Man Uen-ching work titled "Such a Girl Like Me" (2012) is based on short novel "A Women Like Me" (1982) written by Xi Xi (Cheung Yin). It is a story of a gifted makeup artist working not in a beauty salon but in a funeral house. She beautifies bodies of the deceased so that family and friends keep in mind their most beautiful image. Sum-yin is dedicating a lot of time to this job, but simultaneously is afraid to reveal to her boyfriend Kwon, where she really works. Due to circumstances the girl will have to make an ultimate choice.
Although the story written by Xi Xi has just a few pages, it is rich in content. Man Uen-ching had a difficult task, with which he coped only partially. The main objection is not the atmosphere, that the director managed to recall to certain extent, but the length of the film. Fifteen minutes to take the topic has significantly distorted the original message. Anti-psychologism introduced to the film by author, suspends in a vacuum all actions of the protagonist. Resignation from even mentioning of the figure of Aunt Yifen (from which the girl had learned a lot) makes Sum-yin psychologically flat and to a certain degree unbelievable. The change of ending also raises doubts, however it's not possible to bear a grudge against the director for the sympathy for his heroine. This is probably why in the film the depressing sentence: "A woman like me is actually unsuitable for any man's love" never appears.

"Flowers with Aphasia" (2012, dir. Li Sum-yuet) tell a moving story of a boy named Ho and seller of flowers named Dong. The first one visits many florists, where no seller treat him seriously. Finally he gets to a shop of Dong. Ho pays with his piggy bank, asking Dong to make a wreath and as the model gives seller a key ring with the head of bear (illusively similar to anime characters from "The Bears' School"). Over the next three days, while a wreath is being made, a certain bond appears between the boy and Mr Dong, thanks to which both will be able to help each other and understand irreversible.
One could write very highly about "Flowers with Aphasia". The idea and narrative discipline should be appreciated. The subtlety and maturity of storytelling. Accurate selection of actors and a well-composed music. However, the greatest advantage of this picture is delving into the past. Li Sum-yuet, a young director, weaves in motives based on archaic beliefs, increasingly alien to the modern society. He also uses symbols, so that the structure of story becomes significant. The boy insists he wants to assist during the making of the wreath and select flowers by himself. Flowers, which don't smell, but "mean", silently passing all the unspoken words.

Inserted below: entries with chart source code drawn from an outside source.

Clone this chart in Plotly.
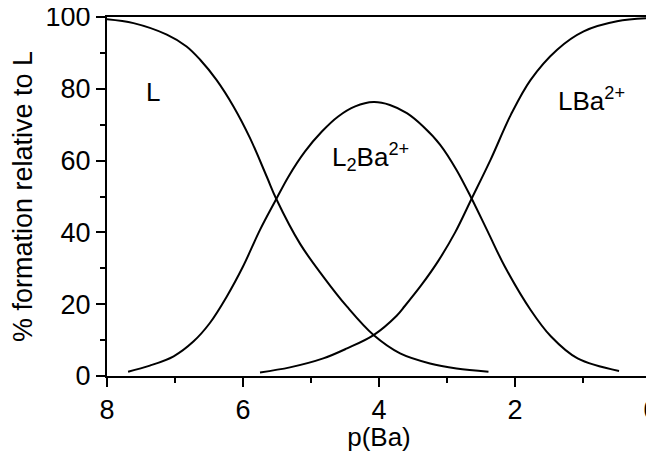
import plotly.graph_objects as go

# species distribution vs p(Ba)
l_x = [8.0, 7.61, 7.12, 6.83, 6.63, 6.39, 6.14, 5.90, 5.65, 5.51, 5.16, 4.82,
       4.47, 4.08, 3.69, 3.25, 2.86, 2.39]
l_y = [99.4, 98.3, 95.1, 91.8, 88.1, 82.5, 75.1, 66.4, 55.5, 49.3, 36.8, 27.7,
       19.3, 11.4, 6.3, 3.5, 2.1, 1.2]

l2ba_x = [7.69, 7.37, 7.02, 6.73, 6.49, 6.24, 6.00, 5.75, 5.53, 5.33, 5.09,
          4.84, 4.60, 4.35, 4.08, 3.84, 3.59, 3.35, 3.10, 2.86, 2.64, 2.39,
          2.15, 1.77, 1.47, 1.08, 0.47]
l2ba_y = [1.2, 2.9, 5.5, 9.6, 14.7, 22.1, 30.5, 40.7, 48.6, 55.6, 62.5, 68.1,
          72.3, 75.1, 76.3, 75.5, 73.2, 69.5, 64.4, 57.4, 49.5, 39.8, 30.5,
          18.4, 11.0, 4.9, 1.4]

lba_x = [5.75, 5.31, 4.82, 4.47, 4.08, 3.74, 3.62, 3.37, 3.13, 2.88, 2.64,
         2.36, 2.06, 1.77, 1.38, 0.99, 0.50, 0.0]
lba_y = [1.0, 2.4, 4.9, 7.7, 11.4, 16.8, 19.5, 25.5, 32.0, 40.0, 49.3, 60.2,
         72.8, 82.5, 90.9, 96.0, 98.8, 99.7]

labels = ["L", "L<sub>2</sub>Ba<sup>2+</sup>", "LBa<sup>2+</sup>"]
label_x = [7.32, 4.12, 0.88]
label_y = [79, 61, 77]

FONT = "Liberation Sans, Arial, sans-serif"

fig = go.Figure()
for xs, ys in [(l_x, l_y), (l2ba_x, l2ba_y), (lba_x, lba_y)]:
    fig.add_trace(go.Scatter(x=xs, y=ys, mode="lines",
                             line=dict(color="black", width=2, shape="spline",
                                       smoothing=1),
                             showlegend=False, hoverinfo="skip"))

for txt, ax_, ay_ in zip(labels, label_x, label_y):
    fig.add_annotation(x=ax_, y=ay_, text=txt, showarrow=False,
                       font=dict(size=26, color="black"))

axis_common = dict(showline=True, linecolor="black", linewidth=2, mirror=True,
                   ticks="outside", ticklen=9, tickwidth=2, tickcolor="black",
                   showgrid=False, zeroline=False, automargin=False,
                   ticklabeloverflow="allow",
                   tickfont=dict(size=27, color="black"))

fig.update_xaxes(range=[8, 0], dtick=2, tick0=0,
                 minor=dict(dtick=1, ticks="outside", ticklen=5, tickwidth=2,
                            tickcolor="black", showgrid=False),
                 title=dict(text="p(Ba)", font=dict(size=26, color="black"),
                            standoff=0),
                 **axis_common)
fig.update_yaxes(range=[0, 100], dtick=20,
                 minor=dict(dtick=10, ticks="outside", ticklen=5, tickwidth=2,
                            tickcolor="black", showgrid=False),
                 title=dict(text="% formation relative to L",
                            font=dict(size=27, color="black"), standoff=6),
                 **axis_common)

# page body adds an 8px offset, so the figure is 8px smaller and margins shifted
fig.update_layout(width=646, height=444, plot_bgcolor="white",
                  paper_bgcolor="white", font=dict(family=FONT),
                  margin=dict(l=99, r=3, t=9, b=76))

fig.write_html("out.html")
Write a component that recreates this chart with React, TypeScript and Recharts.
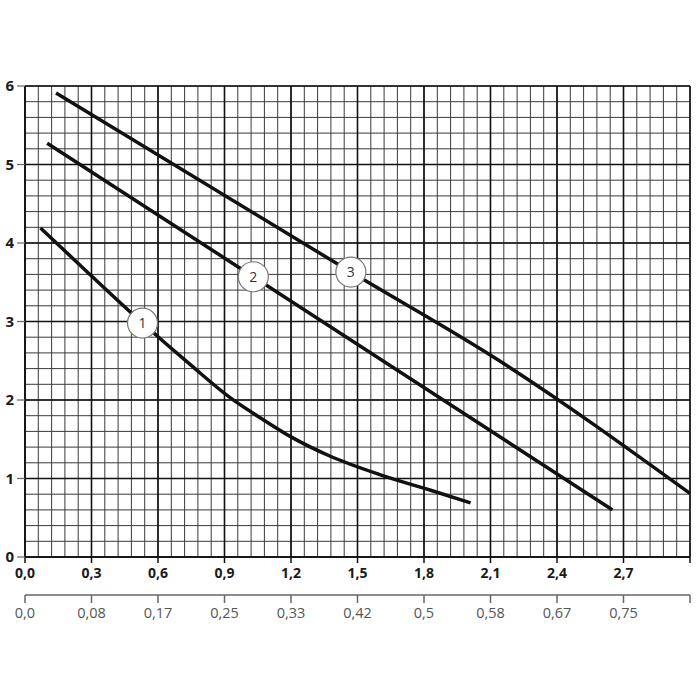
import React from 'react';
import { LineChart, Line, XAxis, YAxis, CartesianGrid, ReferenceDot } from 'recharts';

// flow Q (m3/h) and head H (m)
const curve1Q = [0.07, 0.3, 0.53, 0.75, 0.93, 1.08, 1.2, 1.38, 1.6, 1.83, 2.01];
const curve1H = [4.19, 3.58, 2.98, 2.44, 2.02, 1.74, 1.53, 1.28, 1.05, 0.85, 0.69];
const curve2Q = [0.1, 1.03, 2.65];
const curve2H = [5.27, 3.57, 0.6];
const curve3Q = [0.14, 1.47, 2.14, 3.0];
const curve3H = [5.91, 3.63, 2.5, 0.81];

// numbered markers sitting on each curve
const markerNames = ['1', '2', '3'];
const markerQ = [0.53, 1.03, 1.47];
const markerH = [2.98, 3.57, 3.63];

const xTicks = [0, 0.3, 0.6, 0.9, 1.2, 1.5, 1.8, 2.1, 2.4, 2.7, 3.0];
const xLabels = ['0,0', '0,3', '0,6', '0,9', '1,2', '1,5', '1,8', '2,1', '2,4', '2,7', ''];
const x2Labels = ['0,0', '0,08', '0,17', '0,25', '0,33', '0,42', '0,5', '0,58', '0,67', '0,75', ''];
const yTicks = [0, 1, 2, 3, 4, 5, 6];

const minorX = Array.from({ length: 51 }, (_, i) => +(i * 0.06).toFixed(2));
const minorY = Array.from({ length: 31 }, (_, i) => +(i * 0.2).toFixed(1));

const toRows = (q: number[], h: number[]) => q.map((v, i) => ({ q: v, h: h[i] }));

const curves = [toRows(curve1Q, curve1H), toRows(curve2Q, curve2H), toRows(curve3Q, curve3H)];

const boldTick = { fill: '#1a1a1a', fontSize: 14, fontWeight: 700 };

export default function App() {
  return (
    <div
      style={{
        position: 'absolute',
        left: 0,
        top: 0,
        width: 700,
        height: 700,
        background: '#fff',
        fontFamily: '"Open Sans", sans-serif',
      }}
    >
      <LineChart
        width={700}
        height={700}
        data={curves[2]}
        margin={{ top: 86, right: 10, bottom: 65, left: 0 }}
      >
        <CartesianGrid
          stroke="#3a3a3a"
          strokeWidth={1}
          horizontalValues={minorY}
          verticalValues={minorX}
        />
        <CartesianGrid
          stroke="#111"
          strokeWidth={1.6}
          horizontalValues={yTicks}
          verticalValues={xTicks}
        />
        <XAxis
          type="number"
          dataKey="q"
          domain={[0, 3]}
          ticks={xTicks}
          tickFormatter={(v: number) => xLabels[xTicks.indexOf(v)] ?? ''}
          tick={boldTick}
          height={38}
          tickSize={6}
          tickMargin={5}
          interval={0}
          axisLine={{ stroke: '#111', strokeWidth: 1.5 }}
          tickLine={{ stroke: '#111', strokeWidth: 1.5 }}
          allowDataOverflow
        />
        <XAxis
          xAxisId="b"
          type="number"
          dataKey="q"
          domain={[0, 3]}
          ticks={xTicks}
          tickFormatter={(v: number) => x2Labels[xTicks.indexOf(v)] ?? ''}
          tick={{ fill: '#555', fontSize: 14.5 }}
          height={40}
          tickSize={8}
          tickMargin={5}
          interval={0}
          axisLine={{ stroke: '#666', strokeWidth: 1.5 }}
          tickLine={{ stroke: '#666', strokeWidth: 1.5 }}
          allowDataOverflow
        />
        <YAxis
          type="number"
          dataKey="h"
          domain={[0, 6]}
          ticks={yTicks}
          tick={{ ...boldTick, fontSize: 15 }}
          width={25}
          tickSize={8}
          tickMargin={3}
          interval={0}
          axisLine={{ stroke: '#111', strokeWidth: 1.5 }}
          tickLine={{ stroke: '#666', strokeWidth: 1.2 }}
        />
        {curves.map((rows, i) => (
          <Line
            key={i}
            data={rows}
            dataKey="h"
            type="monotone"
            stroke="#111"
            strokeWidth={3.5}
            dot={false}
            activeDot={false}
            isAnimationActive={false}
          />
        ))}
        {markerNames.map((name, i) => (
          <ReferenceDot
            key={name}
            x={markerQ[i]}
            y={markerH[i]}
            r={15}
            fill="#fff"
            stroke="#777"
            strokeWidth={1.2}
            label={{ value: name, position: 'center', fill: '#333', fontSize: 14 }}
          />
        ))}
      </LineChart>
    </div>
  );
}
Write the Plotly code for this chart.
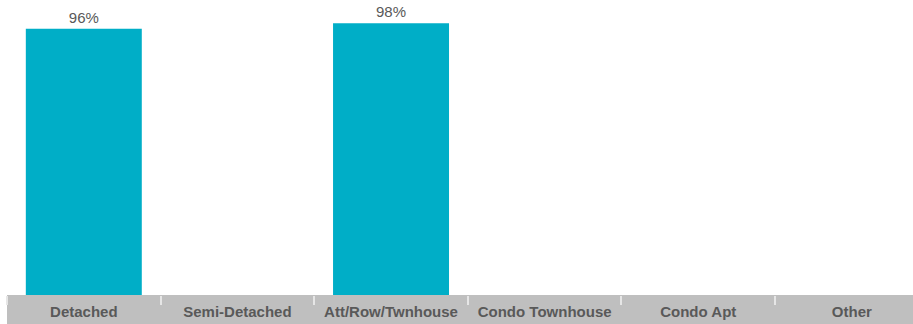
import plotly.graph_objects as go

categories = ["Detached", "Semi-Detached", "Att/Row/Twnhouse", "Condo Townhouse", "Condo Apt", "Other"]
values = [96, None, 98, None, None, None]
labels = ["96%", "", "98%", "", "", ""]

fig = go.Figure()
fig.add_trace(go.Bar(
    x=categories, y=values, width=0.755,
    marker=dict(color="#00AEC7", line=dict(width=0)),
    text=labels, textposition="outside", cliponaxis=False,
    textfont=dict(family="Liberation Sans, Arial", size=15, color="#595959"),
))

fig.add_shape(type="rect", xref="paper", yref="paper", x0=0, x1=1.05, y0=-0.2, y1=0,
              fillcolor="#BFBFBF", line=dict(width=0), layer="below")

fig.update_layout(
    width=913, height=324,
    margin=dict(l=7, r=0, t=0, b=29),
    paper_bgcolor="white", plot_bgcolor="white",
    showlegend=False,
    xaxis=dict(
        range=[-0.5, 5.398], showgrid=False, zeroline=False, showline=False,
        ticks="outside", tickson="boundaries", ticklen=9, tickwidth=1.5, tickcolor="#E6E6E6",
        tickfont=dict(family="Liberation Sans, Arial", size=15, color="#595959", weight="bold"),
        ticklabelstandoff=6,
    ),
    yaxis=dict(range=[0, 106.4], visible=False),
)

fig.write_html("out.html", config={"displayModeBar": False},
               post_script="document.body.style.margin='0';document.body.style.overflow='hidden';")
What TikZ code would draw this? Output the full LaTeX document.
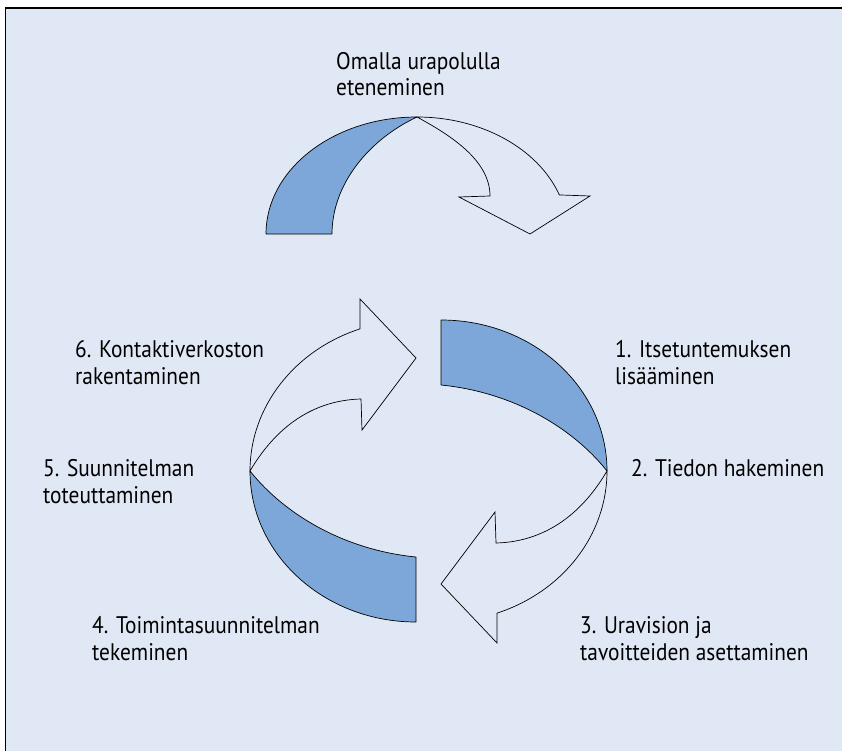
\documentclass[tikz,border=0pt]{standalone}
\usepackage{fontspec}
\setmainfont[FakeStretch=0.89]{PT Sans}
\usetikzlibrary{calc}

\definecolor{bgblue}{RGB}{225,232,245}
\definecolor{bandblue}{RGB}{124,167,216}

\tikzset{
  lbl/.style={anchor=base west, inner sep=0pt, font=\fontsize{24}{26.5}\selectfont},
  band/.style={fill=bandblue, draw=black, line width=0.7pt, line join=round},
  front/.style={draw=black, line width=0.7pt, line join=miter}
}

\begin{document}
\begin{tikzpicture}[x=1pt, y=-1pt]
    \useasboundingbox (0,0) rectangle (842,751);
    \clip (0,0) rectangle (842,751);
    % frame
    \fill[bgblue] (5.5,8) rectangle (850,760);
    \draw[line width=1.3pt] (5.5,760) -- (5.5,8) -- (850,8);

    % top arrow
    \draw[band] (266,234) arc[start angle=180, end angle=270, x radius=151, y radius=117]
        .. controls (368,140) and (332,185) .. (332,234) -- cycle;
    \draw[front] (417,117) arc[start angle=270, end angle=340.5, x radius=151, y radius=117]
        -- (590,196) -- (530,234) -- (459,197) -- (490,196)
        .. controls (490,160) and (450,135) .. (417,117) -- cycle;

    % cycle arrows
    \foreach \ang in {0,180} {
      \begin{scope}[rotate around={\ang:(428.5,471)}]
        \draw[band] (250,471) arc[start angle=180, end angle=90, x radius=166, y radius=151]
            -- (416,557) .. controls (345,550) and (285,515) .. (250,471) -- cycle;
        \draw[front] (250,471) arc[start angle=180, end angle=250.3, x radius=166, y radius=151]
            -- (360,299) -- (416,358) -- (362,430) -- (361,399)
            .. controls (320,400) and (280,420) .. (250,471) -- cycle;
      \end{scope}
    }

    % labels
    \node (omalla) [lbl] at (336,69.5) {\begin{tabular}[t]{@{}l@{}}
         Omalla urapolulla\\ eteneminen
    \end{tabular}};
    \node (itse) [lbl] at (615,357.5) {\begin{tabular}[t]{@{}l@{}}
         1. Itsetuntemuksen\\ lisääminen
    \end{tabular}};
    \node (tieto) [lbl] at (631,476.5) {2. Tiedon hakeminen};
    \node (uravisio) [lbl] at (580,633.5) {\begin{tabular}[t]{@{}l@{}}
         3. Uravision ja\\ tavoitteiden asettaminen
    \end{tabular}};
    \node (toiminta) [lbl] at (92,633.5) {\begin{tabular}[t]{@{}l@{}}
         4. Toimintasuunnitelman\\ tekeminen
    \end{tabular}};
    \node (toteutus) [lbl] at (43,476.5) {\begin{tabular}[t]{@{}l@{}}
         5. Suunnitelman\\ toteuttaminen
    \end{tabular}};
    \node (kontakti) [lbl] at (75,357.5) {\begin{tabular}[t]{@{}l@{}}
         6. Kontaktiverkoston\\ rakentaminen
    \end{tabular}};
\end{tikzpicture}
\end{document}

Fresh Wave: Flowers with Aphasia


Looking holistically at proposals from the Fresh Wave project, it seems refreshing that young authors are moving on so many thematic grounds. They are touching a wide range of phenomena and problems, and the majority of above voices is approaching issues in the critical way. It is giving hope, regardless of the level of individual productions, that the younger generation of directors will be able to accurately and attractively describe Hong Kong reality, undergoing such an extraordinarily rapid transformations.